**Short exercise**
Restate the listing below word for word, omitting any images.

**Supplied material**
......

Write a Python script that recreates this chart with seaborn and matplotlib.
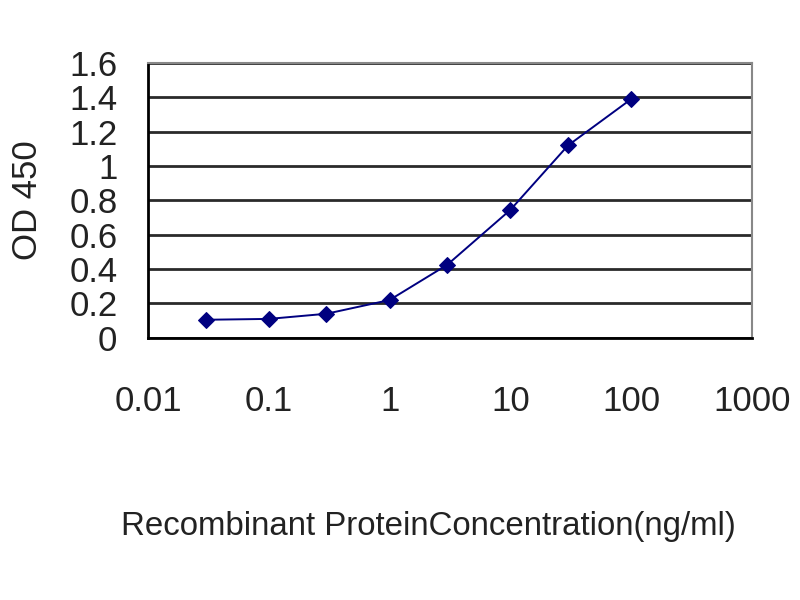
import matplotlib

matplotlib.use("Agg")
import matplotlib.pyplot as plt
import numpy as np
import pandas as pd
import seaborn as sns

# concentration (ng/ml) and measured OD 450
concentration = [0.03, 0.1, 0.3, 1, 3, 10, 30, 100]
od450 = [0.105, 0.11, 0.14, 0.22, 0.425, 0.745, 1.12, 1.39]

x_ticks = [0.01, 0.1, 1, 10, 100, 1000]
x_tick_labels = ["0.01", "0.1", "1", "10", "100", "1000"]
y_ticks = [0, 0.2, 0.4, 0.6, 0.8, 1.0, 1.2, 1.4, 1.6]
y_tick_labels = ["0", "0.2", "0.4", "0.6", "0.8", "1", "1.2", "1.4", "1.6"]

df = pd.DataFrame({"conc": concentration, "od": od450})

sns.set_style("white")
plt.rcParams["font.family"] = ["Liberation Sans", "DejaVu Sans"]

fig = plt.figure(figsize=(8, 6), dpi=100)
ax = fig.add_axes([0.185, 0.437, 0.755, 0.458])

# horizontal grid lines
ax.set_axisbelow(True)
ax.yaxis.grid(True, color="#2a2a2a", linewidth=2)

sns.lineplot(
    data=df,
    x="conc",
    y="od",
    ax=ax,
    color="#000080",
    linewidth=1.4,
    marker="D",
    markersize=8,
    markeredgecolor="#000080",
)

ax.set_xscale("log")
ax.set_xlim(0.01, 1000)
ax.set_ylim(0, 1.6)
ax.set_xticks(x_ticks)
ax.set_xticklabels(x_tick_labels)
ax.xaxis.set_minor_locator(matplotlib.ticker.NullLocator())
ax.set_yticks(y_ticks)
ax.set_yticklabels(y_tick_labels)

ax.tick_params(axis="x", direction="in", length=9, width=1.5, color="black",
               pad=34, labelsize=25, labelcolor="#222222")
ax.tick_params(axis="y", direction="in", length=7, width=1.5, color="black",
               pad=22, labelsize=25, labelcolor="#222222")

for side in ["left", "bottom"]:
    ax.spines[side].set_color("black")
    ax.spines[side].set_linewidth(2)
for side in ["top", "right"]:
    ax.spines[side].set_color("#888888")
    ax.spines[side].set_linewidth(1.5)

ax.set_xlabel("Recombinant ProteinConcentration(ng/ml)", fontsize=23.8,
              color="#222222")
ax.xaxis.set_label_coords(0.464, -0.632)
ax.set_ylabel("OD 450", fontsize=25, color="#222222", labelpad=18)

fig.savefig("out.png", dpi=100)
plt.close(fig)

......

**Full solution**
Write a Python script that recreates this chart with seaborn and matplotlib.
import matplotlib

matplotlib.use("Agg")
import matplotlib.pyplot as plt
import numpy as np
import pandas as pd
import seaborn as sns

# concentration (ng/ml) and measured OD 450
concentration = [0.03, 0.1, 0.3, 1, 3, 10, 30, 100]
od450 = [0.105, 0.11, 0.14, 0.22, 0.425, 0.745, 1.12, 1.39]

x_ticks = [0.01, 0.1, 1, 10, 100, 1000]
x_tick_labels = ["0.01", "0.1", "1", "10", "100", "1000"]
y_ticks = [0, 0.2, 0.4, 0.6, 0.8, 1.0, 1.2, 1.4, 1.6]
y_tick_labels = ["0", "0.2", "0.4", "0.6", "0.8", "1", "1.2", "1.4", "1.6"]

df = pd.DataFrame({"conc": concentration, "od": od450})

sns.set_style("white")
plt.rcParams["font.family"] = ["Liberation Sans", "DejaVu Sans"]

fig = plt.figure(figsize=(8, 6), dpi=100)
ax = fig.add_axes([0.185, 0.437, 0.755, 0.458])

# horizontal grid lines
ax.set_axisbelow(True)
ax.yaxis.grid(True, color="#2a2a2a", linewidth=2)

sns.lineplot(
    data=df,
    x="conc",
    y="od",
    ax=ax,
    color="#000080",
    linewidth=1.4,
    marker="D",
    markersize=8,
    markeredgecolor="#000080",
)

ax.set_xscale("log")
ax.set_xlim(0.01, 1000)
ax.set_ylim(0, 1.6)
ax.set_xticks(x_ticks)
ax.set_xticklabels(x_tick_labels)
ax.xaxis.set_minor_locator(matplotlib.ticker.NullLocator())
ax.set_yticks(y_ticks)
ax.set_yticklabels(y_tick_labels)

ax.tick_params(axis="x", direction="in", length=9, width=1.5, color="black",
               pad=34, labelsize=25, labelcolor="#222222")
ax.tick_params(axis="y", direction="in", length=7, width=1.5, color="black",
               pad=22, labelsize=25, labelcolor="#222222")

for side in ["left", "bottom"]:
    ax.spines[side].set_color("black")
    ax.spines[side].set_linewidth(2)
for side in ["top", "right"]:
    ax.spines[side].set_color("#888888")
    ax.spines[side].set_linewidth(1.5)

ax.set_xlabel("Recombinant ProteinConcentration(ng/ml)", fontsize=23.8,
              color="#222222")
ax.xaxis.set_label_coords(0.464, -0.632)
ax.set_ylabel("OD 450", fontsize=25, color="#222222", labelpad=18)

fig.savefig("out.png", dpi=100)
plt.close(fig)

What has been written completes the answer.